2.      Teknik dua kolom (teknik pros dan cons), teknik ini berguna saat subjek harus membuat pilihan antara dua hal atau dua solusi yang potensial terhadap satu masalah. Terapi dan subjek bersama-sama menulis keuntungan dan kerugian dari masing-masing pilihan, dari hasil yang akan diperoleh, dan kemungkinan-kemungkinan yang akan terjadi.


f.       Latihan menggunakan imajinasi untuk membayangkan secara detail mengenai tahap-tahap yang akan dilakukan oleh subjek dan konsekuensi yang mungkin dihadapi oleh subjek.

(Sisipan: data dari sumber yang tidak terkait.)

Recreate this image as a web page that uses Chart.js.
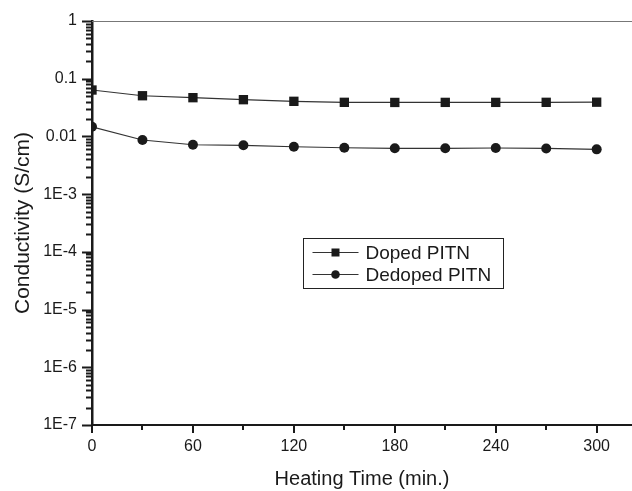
<!DOCTYPE html>
<html>
<head>
    <title>Conductivity vs Heating Time</title>
    <script src="https://cdn.jsdelivr.net/npm/chart.js"></script>
    <style>
        body { margin: 0; background: #fff; }
        canvas { display: block; }
    </style>
</head>
<body>
    <canvas id="condChart" width="632" height="491"></canvas>

    <script>
        // data
        const heatingTime = [0, 30, 60, 90, 120, 150, 180, 210, 240, 270, 300];
        const dopedPITN = [0.0637, 0.0507, 0.0469, 0.0433, 0.0406, 0.0390, 0.0388, 0.0389, 0.0389, 0.0390, 0.0392];
        const dedopedPITN = [0.0147, 0.00867, 0.00718, 0.00701, 0.00663, 0.00637, 0.00622, 0.00622, 0.00630, 0.00620, 0.00597];

        const xTickValues = [0, 30, 60, 90, 120, 150, 180, 210, 240, 270, 300];
        const yTickValues = [1e-7, 1e-6, 1e-5, 1e-4, 1e-3, 0.01, 0.1, 1];
        const yTickLabels = ['1E-7', '1E-6', '1E-5', '1E-4', '1E-3', '0.01', '0.1', '1'];

        const FONT = "'Liberation Sans', Arial, sans-serif";
        const INK = '#1a1a1a';

        // tick marks, top frame line and the boxed legend
        const decorPlugin = {
            id: 'decor',
            afterDraw(chart) {
                const c = chart.ctx;
                const area = chart.chartArea;
                const xs = chart.scales.x, ys = chart.scales.y;
                c.save();
                c.strokeStyle = INK;
                c.lineWidth = 2;
                c.beginPath();
                xTickValues.forEach(v => {
                    const px = Math.round(xs.getPixelForValue(v));
                    const len = v % 60 === 0 ? 8 : 5;
                    c.moveTo(px, area.bottom);
                    c.lineTo(px, area.bottom + len);
                });
                yTickValues.forEach((d, i) => {
                    const py = Math.round(ys.getPixelForValue(d)) + 0.5;
                    c.moveTo(area.left, py);
                    c.lineTo(area.left - 10, py);
                    if (i < yTickValues.length - 1) {
                        for (let m = 2; m <= 9; m++) {
                            const pm = Math.round(ys.getPixelForValue(d * m)) + 0.5;
                            c.moveTo(area.left, pm);
                            c.lineTo(area.left - 6, pm);
                        }
                    }
                });
                c.stroke();

                // thin top line
                c.strokeStyle = '#777';
                c.lineWidth = 1;
                c.beginPath();
                c.moveTo(area.left, area.top + 0.5);
                c.lineTo(area.right, area.top + 0.5);
                c.stroke();

                // legend
                const bx = area.left + 211.5, by = area.top + 217.5, bw = 200, bh = 50;
                c.strokeStyle = '#222';
                c.lineWidth = 1;
                c.strokeRect(bx, by, bw, bh);
                c.font = '19px ' + FONT;
                c.textBaseline = 'middle';
                c.fillStyle = INK;
                chart.data.datasets.forEach((ds, i) => {
                    const cy = by + 14 + i * 22;
                    c.strokeStyle = ds.borderColor;
                    c.lineWidth = 1.2;
                    c.beginPath();
                    c.moveTo(bx + 9, cy);
                    c.lineTo(bx + 55, cy);
                    c.stroke();
                    c.fillStyle = INK;
                    if (ds.pointStyle === 'rect') {
                        c.fillRect(bx + 28, cy - 4, 8, 8);
                    } else {
                        c.beginPath();
                        c.arc(bx + 32, cy, 4.3, 0, Math.PI * 2);
                        c.fill();
                    }
                    c.fillText(ds.label, bx + 62, cy + 1);
                });
                c.restore();
            }
        };

        const ctx = document.getElementById('condChart').getContext('2d');
        const chart = new Chart(ctx, {
            type: 'line',
            data: {
                labels: heatingTime,
                datasets: [{
                    label: 'Doped PITN',
                    data: heatingTime.map((t, i) => ({ x: t, y: dopedPITN[i] })),
                    borderColor: '#333',
                    borderWidth: 1.2,
                    backgroundColor: INK,
                    pointStyle: 'rect',
                    pointRadius: 6.6,
                    pointBorderWidth: 0,
                    tension: 0,
                    clip: { left: 0, top: false, right: false, bottom: false }
                }, {
                    label: 'Dedoped PITN',
                    data: heatingTime.map((t, i) => ({ x: t, y: dedopedPITN[i] })),
                    borderColor: '#333',
                    borderWidth: 1.2,
                    backgroundColor: INK,
                    pointStyle: 'circle',
                    pointRadius: 5,
                    pointBorderWidth: 0,
                    tension: 0,
                    clip: { left: 0, top: false, right: false, bottom: false }
                }]
            },
            options: {
                responsive: false,
                animation: false,
                layout: { autoPadding: false, padding: { top: 21, left: 0, right: 0, bottom: 0 } },
                plugins: {
                    legend: { display: false },
                    tooltip: { enabled: false }
                },
                scales: {
                    x: {
                        type: 'linear',
                        min: 0,
                        max: 321,
                        afterBuildTicks: s => { s.ticks = xTickValues.map(v => ({ value: v })); },
                        afterFit: s => { s.height = 66; s.paddingLeft = 0; s.paddingRight = 0; },
                        grid: { display: false, drawTicks: false },
                        border: { display: true, color: INK, width: 2 },
                        ticks: {
                            autoSkip: false,
                            maxRotation: 0,
                            padding: 12,
                            color: INK,
                            font: { family: FONT, size: 16 },
                            callback: v => (v % 60 === 0 ? String(v) : '')
                        },
                        title: {
                            display: true,
                            text: 'Heating Time (min.)',
                            color: INK,
                            font: { family: FONT, size: 20 },
                            padding: { top: 0, bottom: 0 }
                        }
                    },
                    y: {
                        type: 'logarithmic',
                        min: 1e-7,
                        max: 1,
                        afterBuildTicks: s => { s.ticks = yTickValues.map(v => ({ value: v, major: true })); },
                        afterFit: s => { s.width = 92; s.paddingTop = 0; s.paddingBottom = 0; },
                        grid: { display: false, drawTicks: false },
                        border: { display: true, color: INK, width: 2.5 },
                        ticks: {
                            autoSkip: false,
                            padding: 15,
                            color: INK,
                            font: { family: FONT, size: 16 },
                            callback: (v, i) => yTickLabels[i]
                        },
                        title: {
                            display: true,
                            text: 'Conductivity (S/cm)',
                            color: INK,
                            font: { family: FONT, size: 21 },
                            padding: { top: 11, bottom: 0 }
                        }
                    }
                }
            },
            plugins: [decorPlugin]
        });
    </script>
</body>
</html>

Tujuannya  adalah untuk membantu subjek mengembangkan kepercayaan dirinya dalam mengidentifikasi kemungkinan kesulitan-kesulitan yang akan dihadapi oleh subjek tersebut

g.       Latihan perilaku dengan mendekati objek yang ditakuti dari jarak yang rendah sampai yang tertinggi

1.      Melihat pantai atau kali dari 1 meter
2.      Mendekati pantai atau kali dan melihat batu cadas dan kerikil dalam jarak 1 meter
3.      Melihat dan mendekati batu cadas dan kerikil dalam jarak 100 meter.
4.      Menginjak kaki ke pasir
5.      Berjalan dan menyentuhkan kaki ke baru krikil dan batu cadas.


Conto Pelaksanaan Intervensi
Konsdisi awal
Kegiatan tritmen
Hasil
Subjek selalu merasa takut, gelisah, berkeringat dingin, nafas tersengal-sengal
1.    Mengindentifikasikan dan mengoreksi keyakinan-keyakinan yang disfungsional dan merekonstruksikan melalui pemaparan agar subjek menyadari bahwa pikiran yang menghasilkan kecemasan harus dihadapi dan bukan dihindari.
2.    Mengajarkan subjek relaksasi pernafasan dan mengajarkan subjek secara bertahap berhadapan dengan stimulus pembangkit kecemasannya, yaitu batu cadas yang ada di pantai.
Dengan kegiatan yang telah dilaksanakan oleh subjek, maka dengan inisiatifnya sendiri, subjek telah mampu mengatasi kecemasannya dan pergi ke pantai.



DAFTAR PUSTAKA

Oemarjoedi, A. K. (2003). Pendekatan cognitive behavior dalam psikoterapi. Jakarta: Penerbit Creatif Media.